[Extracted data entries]
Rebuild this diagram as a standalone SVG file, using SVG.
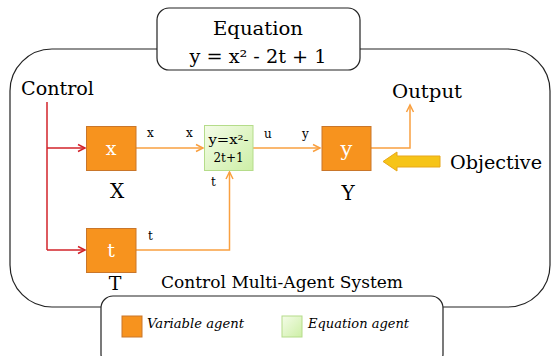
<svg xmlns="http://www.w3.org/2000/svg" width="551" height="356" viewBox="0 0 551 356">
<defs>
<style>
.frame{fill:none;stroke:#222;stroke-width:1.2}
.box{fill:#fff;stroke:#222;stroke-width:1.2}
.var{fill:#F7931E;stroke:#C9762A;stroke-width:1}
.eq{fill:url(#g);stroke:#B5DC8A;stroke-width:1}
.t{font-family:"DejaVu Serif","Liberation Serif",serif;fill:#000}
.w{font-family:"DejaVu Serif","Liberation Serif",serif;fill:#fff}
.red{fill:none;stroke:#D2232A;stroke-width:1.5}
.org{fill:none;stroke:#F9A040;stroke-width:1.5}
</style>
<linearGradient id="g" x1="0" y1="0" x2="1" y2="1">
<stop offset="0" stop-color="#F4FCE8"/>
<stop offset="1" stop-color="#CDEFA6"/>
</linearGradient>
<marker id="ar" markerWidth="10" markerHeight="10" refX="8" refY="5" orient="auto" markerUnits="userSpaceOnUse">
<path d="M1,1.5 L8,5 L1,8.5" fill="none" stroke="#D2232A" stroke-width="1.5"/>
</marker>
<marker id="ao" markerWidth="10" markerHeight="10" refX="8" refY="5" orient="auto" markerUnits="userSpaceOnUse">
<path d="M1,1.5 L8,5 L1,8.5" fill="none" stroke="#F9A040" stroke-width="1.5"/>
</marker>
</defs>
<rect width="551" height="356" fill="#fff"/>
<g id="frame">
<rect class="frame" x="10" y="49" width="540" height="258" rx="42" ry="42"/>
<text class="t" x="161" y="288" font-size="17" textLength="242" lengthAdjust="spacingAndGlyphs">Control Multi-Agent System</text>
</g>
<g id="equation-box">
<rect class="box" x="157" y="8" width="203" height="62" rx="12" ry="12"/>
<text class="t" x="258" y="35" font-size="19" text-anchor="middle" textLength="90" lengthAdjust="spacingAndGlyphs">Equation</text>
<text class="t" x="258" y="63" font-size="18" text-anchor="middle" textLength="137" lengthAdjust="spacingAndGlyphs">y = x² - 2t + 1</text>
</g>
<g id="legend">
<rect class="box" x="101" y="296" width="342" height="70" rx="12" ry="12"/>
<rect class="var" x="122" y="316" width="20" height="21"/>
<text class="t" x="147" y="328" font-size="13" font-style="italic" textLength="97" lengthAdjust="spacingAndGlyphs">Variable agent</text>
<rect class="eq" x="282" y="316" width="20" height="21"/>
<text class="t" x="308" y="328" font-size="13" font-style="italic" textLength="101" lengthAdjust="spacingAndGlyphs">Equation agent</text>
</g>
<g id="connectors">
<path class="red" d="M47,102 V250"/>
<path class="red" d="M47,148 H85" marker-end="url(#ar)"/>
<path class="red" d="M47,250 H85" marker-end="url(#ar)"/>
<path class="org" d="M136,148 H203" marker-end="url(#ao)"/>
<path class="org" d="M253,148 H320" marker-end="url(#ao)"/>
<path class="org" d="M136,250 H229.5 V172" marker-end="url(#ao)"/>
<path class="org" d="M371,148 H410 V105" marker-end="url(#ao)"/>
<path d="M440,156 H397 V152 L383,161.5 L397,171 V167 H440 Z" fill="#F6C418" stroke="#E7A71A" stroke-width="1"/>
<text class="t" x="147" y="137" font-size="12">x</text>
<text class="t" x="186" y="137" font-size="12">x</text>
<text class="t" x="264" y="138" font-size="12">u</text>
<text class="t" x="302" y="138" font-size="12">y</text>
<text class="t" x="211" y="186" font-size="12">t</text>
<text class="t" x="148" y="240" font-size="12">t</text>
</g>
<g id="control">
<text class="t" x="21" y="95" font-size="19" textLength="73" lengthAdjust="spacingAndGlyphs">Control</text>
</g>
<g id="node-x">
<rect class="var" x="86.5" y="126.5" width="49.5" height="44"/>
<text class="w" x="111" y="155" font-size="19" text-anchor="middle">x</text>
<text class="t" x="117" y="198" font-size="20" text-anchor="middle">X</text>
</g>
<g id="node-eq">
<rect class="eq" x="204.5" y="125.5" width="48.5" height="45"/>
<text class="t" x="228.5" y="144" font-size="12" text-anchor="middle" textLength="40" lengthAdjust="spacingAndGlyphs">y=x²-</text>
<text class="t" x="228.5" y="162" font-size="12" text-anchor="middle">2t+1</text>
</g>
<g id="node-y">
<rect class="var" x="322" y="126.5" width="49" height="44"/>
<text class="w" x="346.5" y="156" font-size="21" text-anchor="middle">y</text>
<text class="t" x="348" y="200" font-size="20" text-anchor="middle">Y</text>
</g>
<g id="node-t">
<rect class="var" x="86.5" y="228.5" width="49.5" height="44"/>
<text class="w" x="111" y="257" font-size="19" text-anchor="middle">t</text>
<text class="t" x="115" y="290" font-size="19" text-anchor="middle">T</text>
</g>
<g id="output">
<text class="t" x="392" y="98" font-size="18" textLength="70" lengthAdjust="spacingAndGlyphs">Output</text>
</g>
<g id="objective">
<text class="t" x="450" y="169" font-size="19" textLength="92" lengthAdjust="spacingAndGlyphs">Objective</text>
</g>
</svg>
--
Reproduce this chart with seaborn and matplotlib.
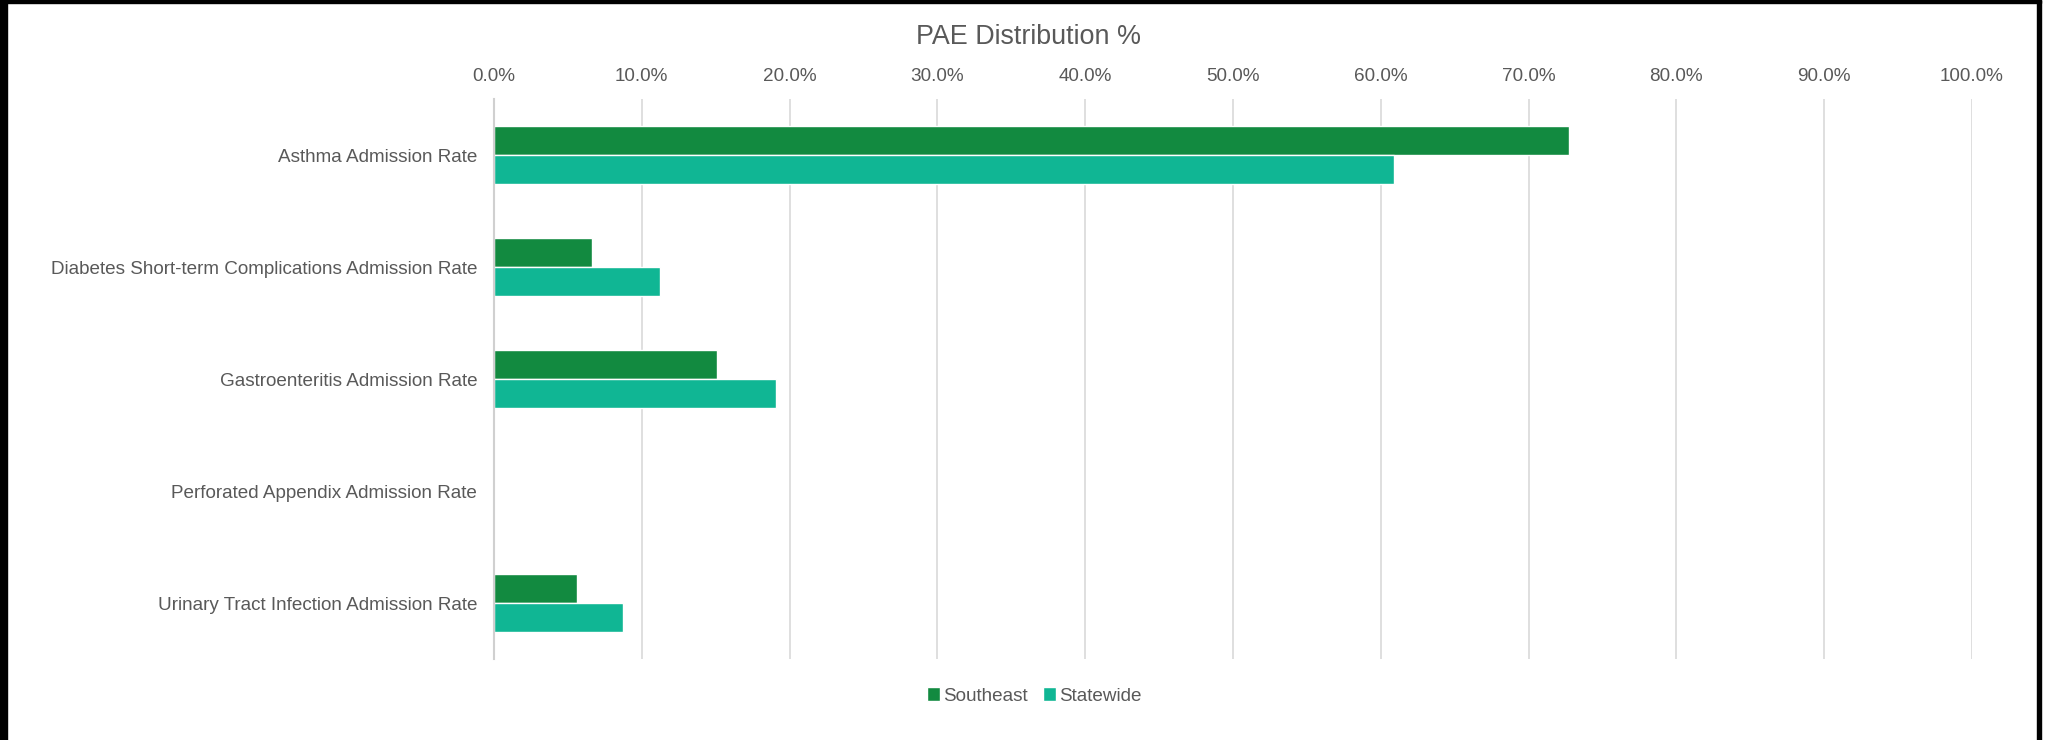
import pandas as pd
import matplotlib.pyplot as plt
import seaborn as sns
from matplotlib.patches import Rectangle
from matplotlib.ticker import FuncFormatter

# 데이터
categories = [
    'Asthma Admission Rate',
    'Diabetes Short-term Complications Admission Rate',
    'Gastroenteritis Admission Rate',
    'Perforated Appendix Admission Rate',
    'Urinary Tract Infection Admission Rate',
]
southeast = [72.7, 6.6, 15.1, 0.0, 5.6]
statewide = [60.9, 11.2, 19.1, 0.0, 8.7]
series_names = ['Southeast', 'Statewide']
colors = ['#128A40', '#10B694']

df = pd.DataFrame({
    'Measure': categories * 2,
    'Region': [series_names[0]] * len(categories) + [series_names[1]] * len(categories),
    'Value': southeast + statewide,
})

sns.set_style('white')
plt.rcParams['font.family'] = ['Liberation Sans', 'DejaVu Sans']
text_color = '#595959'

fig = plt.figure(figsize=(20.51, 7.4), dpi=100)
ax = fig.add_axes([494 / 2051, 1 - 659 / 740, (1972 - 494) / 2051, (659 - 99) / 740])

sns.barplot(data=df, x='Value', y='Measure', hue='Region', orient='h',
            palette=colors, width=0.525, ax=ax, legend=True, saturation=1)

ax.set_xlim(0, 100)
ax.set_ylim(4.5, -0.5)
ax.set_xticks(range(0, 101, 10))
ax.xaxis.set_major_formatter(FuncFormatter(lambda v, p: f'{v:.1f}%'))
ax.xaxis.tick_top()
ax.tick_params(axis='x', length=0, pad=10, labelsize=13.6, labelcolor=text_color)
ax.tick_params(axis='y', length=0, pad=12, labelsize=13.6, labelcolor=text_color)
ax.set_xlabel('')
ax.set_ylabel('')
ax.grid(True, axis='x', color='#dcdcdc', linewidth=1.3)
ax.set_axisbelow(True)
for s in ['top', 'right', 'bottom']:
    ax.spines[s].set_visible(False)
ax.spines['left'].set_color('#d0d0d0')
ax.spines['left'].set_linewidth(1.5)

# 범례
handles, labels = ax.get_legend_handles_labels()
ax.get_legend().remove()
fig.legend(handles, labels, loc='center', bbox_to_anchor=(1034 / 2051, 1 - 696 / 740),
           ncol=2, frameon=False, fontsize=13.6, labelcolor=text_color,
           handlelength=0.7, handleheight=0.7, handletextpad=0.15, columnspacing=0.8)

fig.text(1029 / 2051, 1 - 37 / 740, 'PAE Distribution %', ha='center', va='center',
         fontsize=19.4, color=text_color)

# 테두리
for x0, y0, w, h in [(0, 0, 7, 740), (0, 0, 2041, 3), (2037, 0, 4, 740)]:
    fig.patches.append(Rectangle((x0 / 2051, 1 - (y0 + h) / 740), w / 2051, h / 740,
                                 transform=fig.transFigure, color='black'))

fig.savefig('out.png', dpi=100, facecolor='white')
--
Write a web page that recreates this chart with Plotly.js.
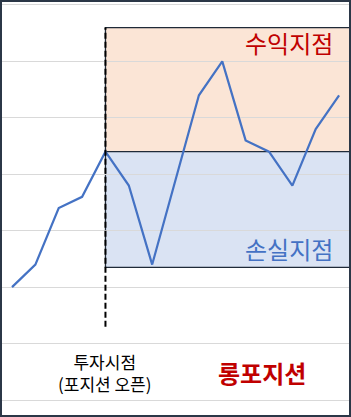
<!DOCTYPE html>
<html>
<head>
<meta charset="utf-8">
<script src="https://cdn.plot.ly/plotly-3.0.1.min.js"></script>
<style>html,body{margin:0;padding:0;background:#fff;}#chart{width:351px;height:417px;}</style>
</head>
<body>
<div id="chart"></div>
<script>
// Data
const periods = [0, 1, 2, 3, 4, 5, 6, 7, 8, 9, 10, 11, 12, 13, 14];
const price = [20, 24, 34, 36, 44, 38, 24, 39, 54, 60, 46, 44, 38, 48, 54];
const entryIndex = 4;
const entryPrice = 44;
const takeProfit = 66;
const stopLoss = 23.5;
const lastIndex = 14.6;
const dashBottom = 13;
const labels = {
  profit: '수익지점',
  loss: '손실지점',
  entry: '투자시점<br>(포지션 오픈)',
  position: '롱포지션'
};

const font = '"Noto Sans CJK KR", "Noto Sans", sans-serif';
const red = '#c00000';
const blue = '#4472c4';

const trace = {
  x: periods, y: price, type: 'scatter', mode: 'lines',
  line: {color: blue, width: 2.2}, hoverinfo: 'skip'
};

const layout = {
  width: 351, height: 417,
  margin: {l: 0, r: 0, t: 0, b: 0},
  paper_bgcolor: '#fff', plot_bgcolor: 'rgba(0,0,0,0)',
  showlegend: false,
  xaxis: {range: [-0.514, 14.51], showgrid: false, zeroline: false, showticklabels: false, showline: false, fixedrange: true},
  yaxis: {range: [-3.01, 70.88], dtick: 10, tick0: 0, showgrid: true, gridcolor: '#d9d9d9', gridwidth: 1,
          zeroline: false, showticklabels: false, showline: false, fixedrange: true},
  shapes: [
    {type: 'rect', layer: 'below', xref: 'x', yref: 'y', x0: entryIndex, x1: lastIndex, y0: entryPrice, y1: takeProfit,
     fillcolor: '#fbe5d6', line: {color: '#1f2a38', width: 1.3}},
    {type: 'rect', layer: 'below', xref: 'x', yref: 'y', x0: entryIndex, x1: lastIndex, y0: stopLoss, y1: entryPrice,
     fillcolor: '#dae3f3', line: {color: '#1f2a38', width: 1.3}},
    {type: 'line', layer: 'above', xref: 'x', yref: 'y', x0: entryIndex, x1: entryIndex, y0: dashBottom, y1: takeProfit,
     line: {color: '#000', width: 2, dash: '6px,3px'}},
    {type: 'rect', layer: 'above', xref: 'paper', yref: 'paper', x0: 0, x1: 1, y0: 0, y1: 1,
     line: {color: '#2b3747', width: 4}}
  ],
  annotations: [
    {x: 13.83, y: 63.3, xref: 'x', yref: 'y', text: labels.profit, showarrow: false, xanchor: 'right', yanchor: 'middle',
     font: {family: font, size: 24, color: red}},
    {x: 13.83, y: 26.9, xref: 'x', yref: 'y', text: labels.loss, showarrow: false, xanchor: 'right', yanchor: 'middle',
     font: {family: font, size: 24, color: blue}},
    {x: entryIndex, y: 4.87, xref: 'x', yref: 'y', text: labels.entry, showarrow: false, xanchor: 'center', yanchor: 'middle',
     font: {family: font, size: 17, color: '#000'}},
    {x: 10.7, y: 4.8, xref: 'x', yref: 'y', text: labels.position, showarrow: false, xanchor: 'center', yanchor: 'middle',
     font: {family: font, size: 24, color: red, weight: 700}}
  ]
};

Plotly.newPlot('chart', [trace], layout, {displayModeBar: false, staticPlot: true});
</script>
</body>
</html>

■ **What this task involves**: Above are records with pictures. Reproduce exactly only the lines from the line with "Reproduce this chart" through the line with "handleheight=0.7, handletextpad=0.15, columnspacing=0.8)", both ends included, and leave the pictures out.

■ **Result for this exercise**:
Reproduce this chart with seaborn and matplotlib.
import pandas as pd
import matplotlib.pyplot as plt
import seaborn as sns
from matplotlib.patches import Rectangle
from matplotlib.ticker import FuncFormatter

# 데이터
categories = [
    'Asthma Admission Rate',
    'Diabetes Short-term Complications Admission Rate',
    'Gastroenteritis Admission Rate',
    'Perforated Appendix Admission Rate',
    'Urinary Tract Infection Admission Rate',
]
southeast = [72.7, 6.6, 15.1, 0.0, 5.6]
statewide = [60.9, 11.2, 19.1, 0.0, 8.7]
series_names = ['Southeast', 'Statewide']
colors = ['#128A40', '#10B694']

df = pd.DataFrame({
    'Measure': categories * 2,
    'Region': [series_names[0]] * len(categories) + [series_names[1]] * len(categories),
    'Value': southeast + statewide,
})

sns.set_style('white')
plt.rcParams['font.family'] = ['Liberation Sans', 'DejaVu Sans']
text_color = '#595959'

fig = plt.figure(figsize=(20.51, 7.4), dpi=100)
ax = fig.add_axes([494 / 2051, 1 - 659 / 740, (1972 - 494) / 2051, (659 - 99) / 740])

sns.barplot(data=df, x='Value', y='Measure', hue='Region', orient='h',
            palette=colors, width=0.525, ax=ax, legend=True, saturation=1)

ax.set_xlim(0, 100)
ax.set_ylim(4.5, -0.5)
ax.set_xticks(range(0, 101, 10))
ax.xaxis.set_major_formatter(FuncFormatter(lambda v, p: f'{v:.1f}%'))
ax.xaxis.tick_top()
ax.tick_params(axis='x', length=0, pad=10, labelsize=13.6, labelcolor=text_color)
ax.tick_params(axis='y', length=0, pad=12, labelsize=13.6, labelcolor=text_color)
ax.set_xlabel('')
ax.set_ylabel('')
ax.grid(True, axis='x', color='#dcdcdc', linewidth=1.3)
ax.set_axisbelow(True)
for s in ['top', 'right', 'bottom']:
    ax.spines[s].set_visible(False)
ax.spines['left'].set_color('#d0d0d0')
ax.spines['left'].set_linewidth(1.5)

# 범례
handles, labels = ax.get_legend_handles_labels()
ax.get_legend().remove()
fig.legend(handles, labels, loc='center', bbox_to_anchor=(1034 / 2051, 1 - 696 / 740),
           ncol=2, frameon=False, fontsize=13.6, labelcolor=text_color,
           handlelength=0.7, handleheight=0.7, handletextpad=0.15, columnspacing=0.8)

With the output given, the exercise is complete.